= Task directions =
Copy all lines below containing "Write".

= Dataset records =
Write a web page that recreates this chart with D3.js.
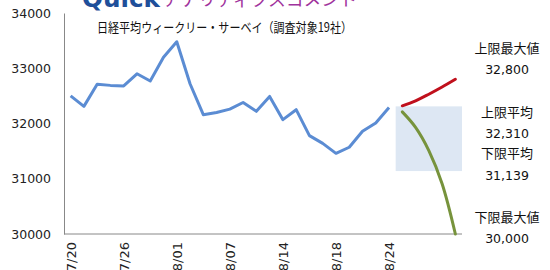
<!DOCTYPE html>
<html>
<head>
<meta charset="utf-8">
<script src="https://cdn.jsdelivr.net/npm/d3@7"></script>
<style>
  html, body { margin: 0; padding: 0; background: #fff; overflow: hidden; }
  svg { display: block; }
</style>
</head>
<body>
<div id="chart"></div>
<script>
// trading days, actual closes, then 5 forecast days
var dates = ["07/20","07/21","07/24","07/25","07/26","07/27","07/28","07/31",
  "08/01","08/02","08/03","08/04","08/07","08/08","08/09","08/10","08/14",
  "08/15","08/16","08/17","08/18","08/21","08/22","08/23","08/24",
  "08/25","08/28","08/29","08/30","08/31"];
var tickDates = ["07/20","07/26","08/01","08/07","08/14","08/18","08/24"];
var nikkei = [32500, 32310, 32710, 32690, 32680, 32900, 32770, 33200,
  33480, 32720, 32160, 32200, 32260, 32380, 32220, 32490, 32070,
  32250, 31780, 31640, 31460, 31570, 31860, 32010, 32290];
var forecastDates = ["08/25","08/28","08/29","08/30","08/31"];
var upperMax = [32320, 32410, 32530, 32660, 32800];
var lowerMax = [32210, 31930, 31510, 30910, 30000];
var yTicks = [30000, 31000, 32000, 33000, 34000];
var summary = [
  { name: "上限最大値", value: 32800 },
  { name: "上限平均", value: 32310 },
  { name: "下限平均", value: 31139 },
  { name: "下限最大値", value: 30000 }
];

var width = 550, height = 270;
var margin = { top: 13, right: 88, bottom: 36, left: 64 };

var svg = d3.select("#chart").append("svg")
  .attr("width", width)
  .attr("height", height);

var x = d3.scalePoint()
  .domain(dates)
  .range([margin.left, width - margin.right])
  .padding(0.5);

var y = d3.scaleLinear()
  .domain([30000, 34000])
  .range([height - margin.bottom, margin.top]);

var numFont = "'DejaVu Sans', Verdana, sans-serif";
var jpFont = "'Noto Sans CJK JP', sans-serif";

// header logo, mostly cut off at the top
svg.append("text")
  .attr("x", 82).attr("y", 7)
  .attr("textLength", 78).attr("lengthAdjust", "spacingAndGlyphs")
  .style("font-family", numFont).style("font-weight", "bold")
  .style("font-size", "24px").style("fill", "#1f4f9a")
  .text("Quick");
svg.append("text")
  .attr("x", 163).attr("y", 6)
  .attr("textLength", 194).attr("lengthAdjust", "spacingAndGlyphs")
  .style("font-family", jpFont).style("font-size", "18px").style("fill", "#a0329c")
  .text("アナリティクスコメント");

// forecast band between the averages
var step = x.step();
svg.append("rect")
  .attr("x", x(forecastDates[0]) - step / 2)
  .attr("width", x(forecastDates[forecastDates.length - 1]) - x(forecastDates[0]) + step)
  .attr("y", y(summary[1].value))
  .attr("height", y(summary[2].value) - y(summary[1].value))
  .style("fill", "#dde7f3");

// axes
var yAxis = svg.append("g")
  .attr("transform", "translate(" + margin.left + ",0)")
  .call(d3.axisLeft(y).tickValues(yTicks).tickFormat(d3.format("d")).tickSize(0).tickPadding(13));
yAxis.select(".domain").attr("stroke", "#888");
yAxis.selectAll("text")
  .style("font-family", numFont).style("font-size", "12.5px").style("fill", "#222");

var xAxis = svg.append("g")
  .attr("transform", "translate(0," + (height - margin.bottom) + ")")
  .call(d3.axisBottom(x).tickValues(tickDates).tickSize(0).tickPadding(0));
xAxis.select(".domain").attr("stroke", "#888")
  .attr("d", "M" + margin.left + ",0H" + (width - margin.right));
xAxis.selectAll("text")
  .attr("transform", "rotate(-90)")
  .attr("x", -8).attr("y", 0).attr("dy", "0.35em")
  .style("text-anchor", "end")
  .style("font-family", numFont).style("font-size", "13px").style("fill", "#222");

// title
svg.append("text")
  .attr("x", 97).attr("y", 32)
  .attr("textLength", 255).attr("lengthAdjust", "spacingAndGlyphs")
  .style("font-family", jpFont).style("font-size", "13px").style("fill", "#111")
  .text("日経平均ウィークリー・サーベイ（調査対象19社）");

// lines
var actualLine = d3.line()
  .x(function (d, i) { return x(dates[i]); })
  .y(function (d) { return y(d); });

svg.append("path")
  .datum(nikkei)
  .attr("d", actualLine)
  .attr("fill", "none")
  .attr("stroke", "#5b8cd3")
  .attr("stroke-width", 3)
  .attr("stroke-linejoin", "round");

var forecastLine = d3.line()
  .x(function (d, i) { return x(forecastDates[i]); })
  .y(function (d) { return y(d); })
  .curve(d3.curveCatmullRom);

svg.append("path")
  .datum(upperMax)
  .attr("d", forecastLine)
  .attr("fill", "none")
  .attr("stroke", "#c0101c")
  .attr("stroke-width", 3)
  .attr("stroke-linecap", "round");

svg.append("path")
  .datum(lowerMax)
  .attr("d", forecastLine)
  .attr("fill", "none")
  .attr("stroke", "#77933c")
  .attr("stroke-width", 3)
  .attr("stroke-linecap", "round");

// summary labels on the right
var labelY = [[53, 74], [117, 138], [158, 180], [222, 243]];
var labels = svg.append("g").attr("transform", "translate(507,0)");
summary.forEach(function (s, i) {
  labels.append("text")
    .attr("y", labelY[i][0])
    .attr("text-anchor", "middle")
    .style("font-family", jpFont).style("font-size", "13px").style("fill", "#111")
    .text(s.name);
  labels.append("text")
    .attr("y", labelY[i][1])
    .attr("text-anchor", "middle")
    .style("font-family", numFont).style("font-size", "12.5px").style("fill", "#111")
    .text(d3.format(",")(s.value));
});
</script>
</body>
</html>
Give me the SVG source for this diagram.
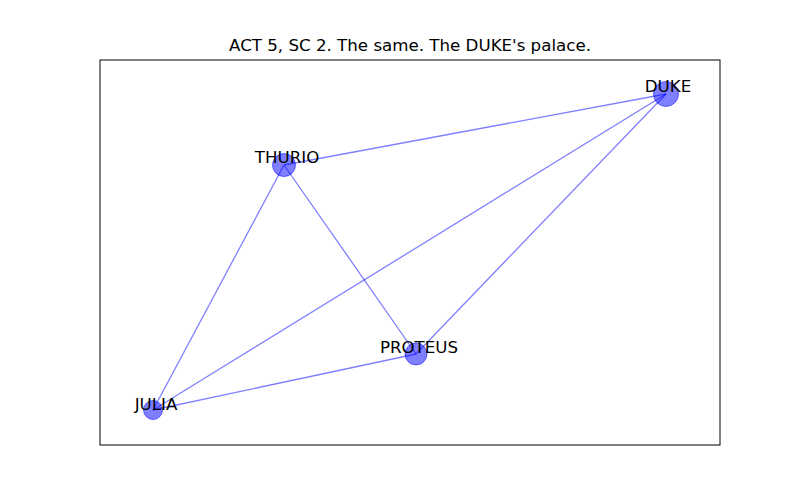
<svg xmlns="http://www.w3.org/2000/svg" width="800" height="500" viewBox="0 0 800 500">
<style>
.edge{stroke:#0000ff;stroke-opacity:0.5;stroke-width:1.3;fill:none}
.node{fill:#0000ff;fill-opacity:0.5;stroke:#0000ff;stroke-opacity:0.5;stroke-width:1}
.lbl{font-family:"DejaVu Sans",sans-serif;font-size:16.67px;fill:#000;text-anchor:middle}
</style>
<rect width="800" height="500" fill="#fff"/>
<text class="lbl" x="410" y="51">ACT 5, SC 2. The same. The DUKE's palace.</text>
<rect x="100" y="60" width="620" height="385" fill="none" stroke="#000" stroke-width="1"/>
<g id="edges">
<line class="edge" x1="666" y1="94" x2="284" y2="165"/>
<line class="edge" x1="666" y1="94" x2="153" y2="410"/>
<line class="edge" x1="666" y1="94" x2="416" y2="354"/>
<line class="edge" x1="284" y1="165" x2="153" y2="410"/>
<line class="edge" x1="284" y1="165" x2="416" y2="354"/>
<line class="edge" x1="416" y1="354" x2="153" y2="410"/>
</g>
<g id="DUKE"><circle class="node" cx="666" cy="94" r="12.5"/><text class="lbl" x="668" y="92">DUKE</text></g>
<g id="THURIO"><circle class="node" cx="284" cy="165" r="11.5"/><text class="lbl" x="287" y="163">THURIO</text></g>
<g id="PROTEUS"><circle class="node" cx="416" cy="354" r="11"/><text class="lbl" x="419" y="353">PROTEUS</text></g>
<g id="JULIA"><circle class="node" cx="153" cy="410" r="9.5"/><text class="lbl" x="156" y="410">JULIA</text></g>
</svg>
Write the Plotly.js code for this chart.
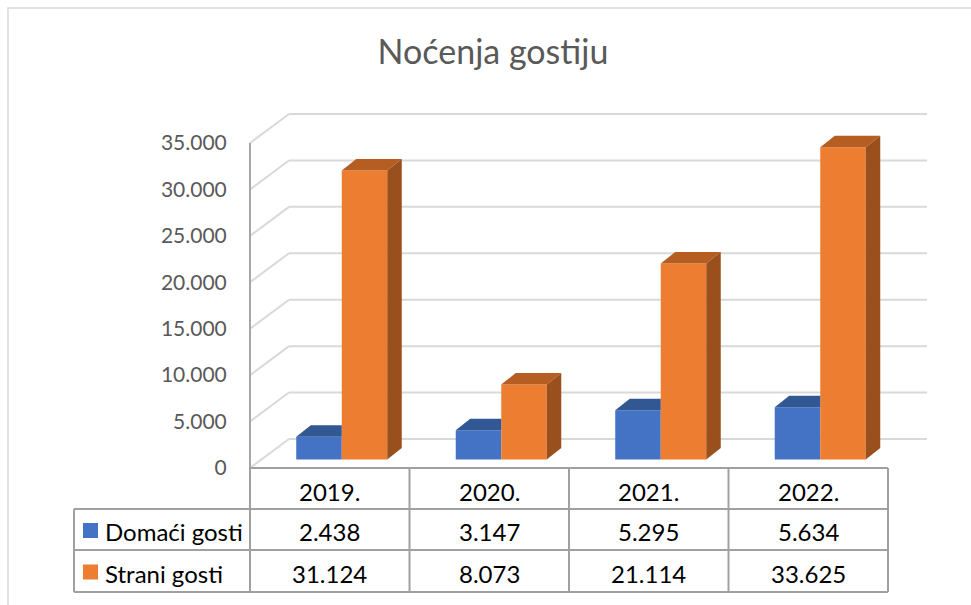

= Response to the task =
Write a web page that recreates this chart with D3.js.
Write the Plotly.js code for this chart.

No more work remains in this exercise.